We are of opinion that the evidence introduced by the plaintiff was insufficient to sustain the allegation of the complaint that the accident which resulted in the death of the plaintiff’s intestate was due to the negligence of the defendant, and that for that reason the motion for a nonsuit should have been granted. It appears that the child was crossing from the west side to the east side of the Second avenue, at about the middle of the block between 106th and 107th streets. The defendant’s car was proceeding northward on the easterly track. The accident was witnessed by two spectators called by the plaintiff, viz. Healey and Monahan. Healey testified that, some 20 minutes before the accident occurred, he saw the child pass from the east to the west side of the street, and about 15 minutes afterwards return towards the east side. There was at first some little confusion in Healey’s testimony respecting the direction in which the girl was going, but it is quite clear from his answers to the court that she was going .from the west to the east, and that she had safely crossed the westerly track. He says that,, when he first saw the car, the child was not near the track, but that-she was from 13 to 18 feet away. The witness was on the east side of the street, directly opposite to her. The horses were about 5 feet from her when he saw her on the track. The driver pulled the *513horses to the west, evidently attempting to turn them, so that the child would not. be struck. This witness called the attention of Monahan to the child on the track, and says that the driver was stopping the car, but he could not stop it. The car came up slowly, and made a little jump backward when the child was struck._ It was a light car, and hit her on the side. The driver stopped it so quickly that it jumped a little from the track. The car had about stopped already, and was not stopped by striking the child, and the wheel did not go over the child. The witness Monahan first saw the child lying across the track, with the wheel of the car about seven feet away from her. He did not see the child struck by the ear, nor thrown down, nor in what direction the horses were. He saw. that the driver had his hand on the brake. There is a slight grade on Second avenue, sloping to the north, and it was such a grade that could be noticed.
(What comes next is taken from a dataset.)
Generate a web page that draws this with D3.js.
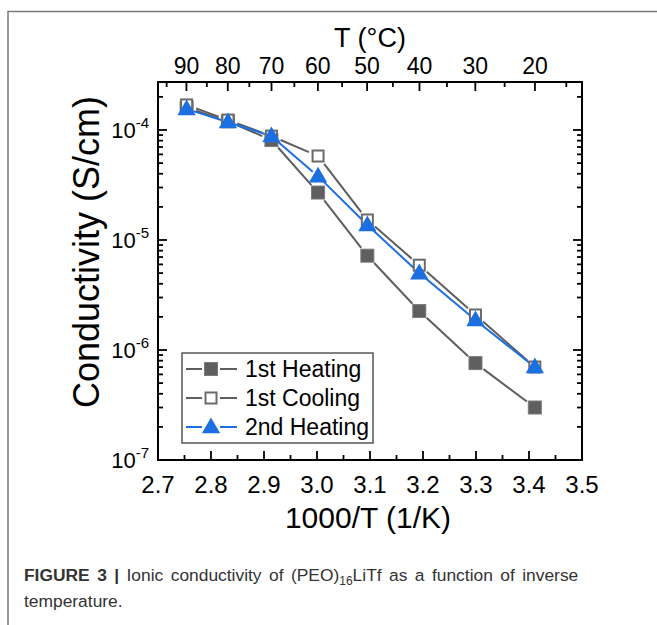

'We thus have the case of a child attempting to cross the street 18 feet or more in front of a horse car, which is not going at a rapid rate, and which appears to have been under the control of the driver, and that child having apparently room enough to cross the track in safety, but falling upon the track very near to approaching horses, not driven carelessly, but presumably with care, and the driver of the car, seeing the child on the track, applying his brake, so that the car almost stopped when it reached the point at which the child lay, he having successfully turned his horses aside, so that they would not reach the prostrate body. That is substantially all there is.in the record to show how the accident occurred. How is it to be inferred that there was negligence on the part of the driver? He may have seen the child at a distance of 18 feet in front of his horses, and could properly judge that she would pass over the track safely. Is negligence to be inferred from the simple circumstances that she fell when the car was but a few feet away from her? It certainly cannot be considered negligence because the driver did not stop the car immediately on seeing the child at a distance.
The case is in its main feature like that of Fenton v. Railroad Co., 126 N. Y. 625, 26 N. E. 967. There the child fell on the track, 20 feet in front of a horse car. Here the greatest distance at which the child was observed was from 13 to 18 feet. She certainly fell upon the track, and the only negligence that could be imputed to the driver would be his not having stopped the car completely within the space mentioned. The language of the court in the Fenton Case is entirely appropriate to this:
“If it be assumed that the boy fell twenty feet in front of the horses, as testified to by one of the plaintiff's witnesses, then the horses, going at the usual rate of speed, assuming it to be six miles an hour, would have reached him in about two seconds, and that was all the time the drivers had to see the peril, apply the brake, and arrest the motion of the car before reaching him; and there is no evidence that, by the exercise of all the vigilance that the law requires. of drivers under such circumstances, they could, after the boy had fallen upon the track, have arrested the car in time to save him from injury. If it be assumed that they saw him as he approached the track, they had the same reason to suppose that he would get across that he had, and he probably would have crossed *514in front of the horses in safety if he had not fallen. No negligence can be attributed to the drivers because they did not apply the brake before the boy fell, because then, for the first time, the peril commenced had became apparent.”
The judgment and order appealed from should be reversed, and a new trial granted, with costs to abide the event. All concur.